FTX’s CEO Sam Bankman-Fried is set to testify before Congress next week about the collapse of FTX, as regulators investigate the cryptocurrency exchange he led.
United States House committee on financial services said in a statement on Friday that the panel would hear from FTX’s newly appointed CEO John Ray, and from Bankman-Fried on 13 December.
The FTX founder and former chief executive, who stepped down when it filed for chapter 11 bankruptcy protection on 11 November, tweeted that he would give evidence to the House financial services committee on Tuesday.
Bankman-Fried, who has stayed in the Bahamas where his company was headquartered, did not clarify whether he would appear in person or via video link.

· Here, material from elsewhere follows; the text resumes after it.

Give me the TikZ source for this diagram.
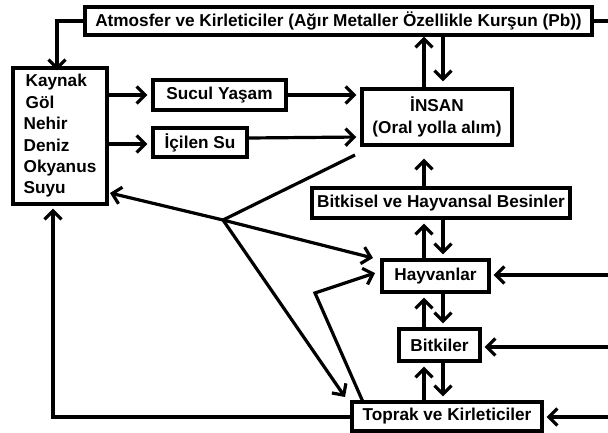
\documentclass[tikz,border=0pt]{standalone}
\usepackage{fontspec}
\setmainfont{Liberation Sans}
\usetikzlibrary{arrows.meta}
\begin{document}
\begin{tikzpicture}[x=1pt,y=-1pt,
  box/.style={draw=black,line width=3.4pt,fill=white,inner sep=0pt,
    font=\fontsize{17.2}{21.4}\selectfont\bfseries,align=center},
  arr/.style={line width=3.2pt,-{Straight Barb[length=8.5pt,width=17pt]}},
  ln/.style={line width=3.2pt},
]
\useasboundingbox (0,0) rectangle (608,432);
\fill[white] (0,0) rectangle (608,432);

% boxes
\node[box,minimum width=507pt,minimum height=28pt] (atm) at (338.5,21) {Atmosfer ve Kirleticiler (Ağır Metaller Özellikle Kurşun (Pb))};
\node[box,minimum width=94pt,minimum height=136pt,align=left] (kay) at (60,136)
  {\hspace*{2pt}Kaynak\\\hspace*{2pt}Göl\\Nehir\\Deniz\\Okyanus\\Suyu};
\node[box,minimum width=133pt,minimum height=30pt] (suc) at (219.5,95) {Sucul Yaşam};
\node[box,minimum width=94pt,minimum height=29pt] (ici) at (200,142.5) {İçilen Su};
\node[box,minimum width=150pt,minimum height=56pt] (ins) at (437,117) {İNSAN\\(Oral yolla alım)};
\node[box,minimum width=258pt,minimum height=30pt] (bit) at (441,203) {Bitkisel ve Hayvansal Besinler};
\node[box,minimum width=107pt,minimum height=32pt] (hay) at (435.5,276) {Hayvanlar};
\node[box,minimum width=81pt,minimum height=32pt] (btk) at (439.5,345) {Bitkiler};
\node[box,minimum width=190pt,minimum height=29pt] (top) at (447,416.5) {Toprak ve Kirleticiler};

% helper coordinates
\coordinate (xu) at (424,0);
\coordinate (xd) at (443,0);
\coordinate (redge1) at (608,21);
\coordinate (redge2) at (608,275);
\coordinate (redge3) at (608,347);
\coordinate (redge4) at (608,417);
\coordinate (hub) at (223,220);
\coordinate (insfoot) at (355,155);
\coordinate (kaytip) at (110,193);
\coordinate (haytip1) at (373,258);
\coordinate (haytip2) at (375,273);
\coordinate (toptip) at (345,397);
\coordinate (toptop) at (363,402);
\coordinate (bend) at (315,293);
\coordinate (lx) at (53,0);
\coordinate (ax) at (57,0);

% top box connections
\draw[ln] (atm.east) -- (redge1);
\draw[arr] (atm.west) -- (atm.west -| ax) -- ([yshift=-4pt]kay.north -| ax);

% left column to human
\draw[arr,shorten >=4pt] (kay.east |- suc.west) -- (suc.west);
\draw[arr,shorten >=4pt] (suc.east) -- (ins.west |- suc.east);
\draw[arr,shorten >=4pt] (kay.east |- 0,144) -- (ici.west |- 0,144);
\draw[arr,shorten >=4pt] (ici.east |- 0,138) -- (ins.west |- 0,137);

% vertical pairs
\draw[arr] (ins.north -| xu) -- (atm.south -| xu);
\draw[arr,shorten >=6pt] (atm.south -| xd) -- (ins.north -| xd);
\draw[arr,shorten >=12pt] (bit.north -| xu) -- (ins.south -| xu);
\draw[arr,shorten >=4pt] (hay.north -| xu) -- (bit.south -| xu);
\draw[arr,shorten >=4pt] (bit.south -| xd) -- (hay.north -| xd);
\draw[arr,shorten >=4pt] (btk.north -| xu) -- (hay.south -| xu);
\draw[arr,shorten >=4pt] (hay.south -| xd) -- (btk.north -| xd);
\draw[arr,shorten >=4pt] (top.north -| xu) -- (btk.south -| xu);
\draw[arr,shorten >=4pt] (btk.south -| xd) -- (top.north -| xd);

% right inputs
\draw[arr,shorten >=3pt] (redge2) -- (hay.east |- redge2);
\draw[arr,shorten >=3pt] (redge3) -- (btk.east |- redge3);
\draw[arr,shorten >=3pt] (redge4) -- (top.east |- redge4);

% hub lines
\draw[ln] (insfoot) -- (hub);
\draw[arr] (hub) -- (kaytip);
\draw[arr] (hub) -- (haytip1);
\draw[arr] (hub) -- (toptip);
\draw[arr] (toptop) -- (bend) -- (haytip2);

% soil to water source
\draw[arr,shorten >=3pt] (top.west |- redge4) -- (lx |- redge4) -- (kay.south -| lx);
\end{tikzpicture}
\end{document}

He has given a number of media interviews since the FTX collapse, as well as tweeting regularly. He has denied trying to commit fraud and has said his fortune, once estimated at $26 Billion, has dwindled to $100,000.

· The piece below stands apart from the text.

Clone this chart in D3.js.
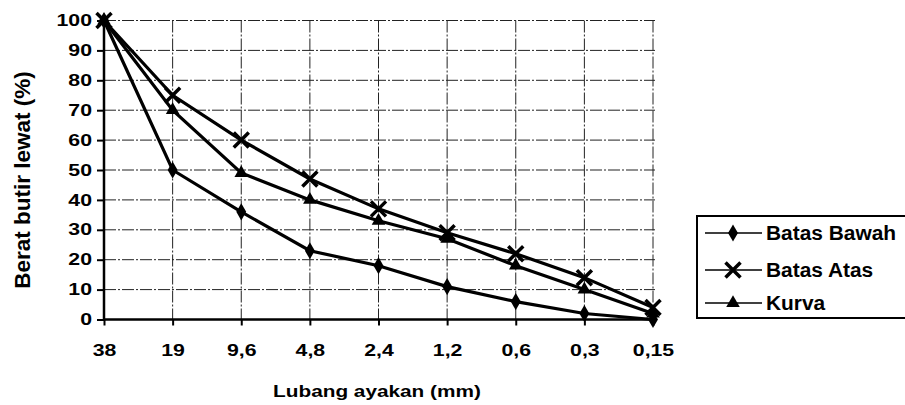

In its first bankruptcy filing last month, FTX said it expected to have more than 1 million individual creditors. On Friday, Bankman-Fried tweeted that he had thought of himself as a “model CEO” who would not become lazy or disconnected, who had then created a “destructive” situation when he did. “I’m sorry,” he tweeted. “Hopefully people can learn from the difference between who I was and who I could have been.”
He listed specific issues he would be able to discuss with the committee, including the solvency of FTX’s US business, its American customers, and possible solutions for returning assets to international clients. He also said he could talk about what he thinks led to the crash and “my own failings”.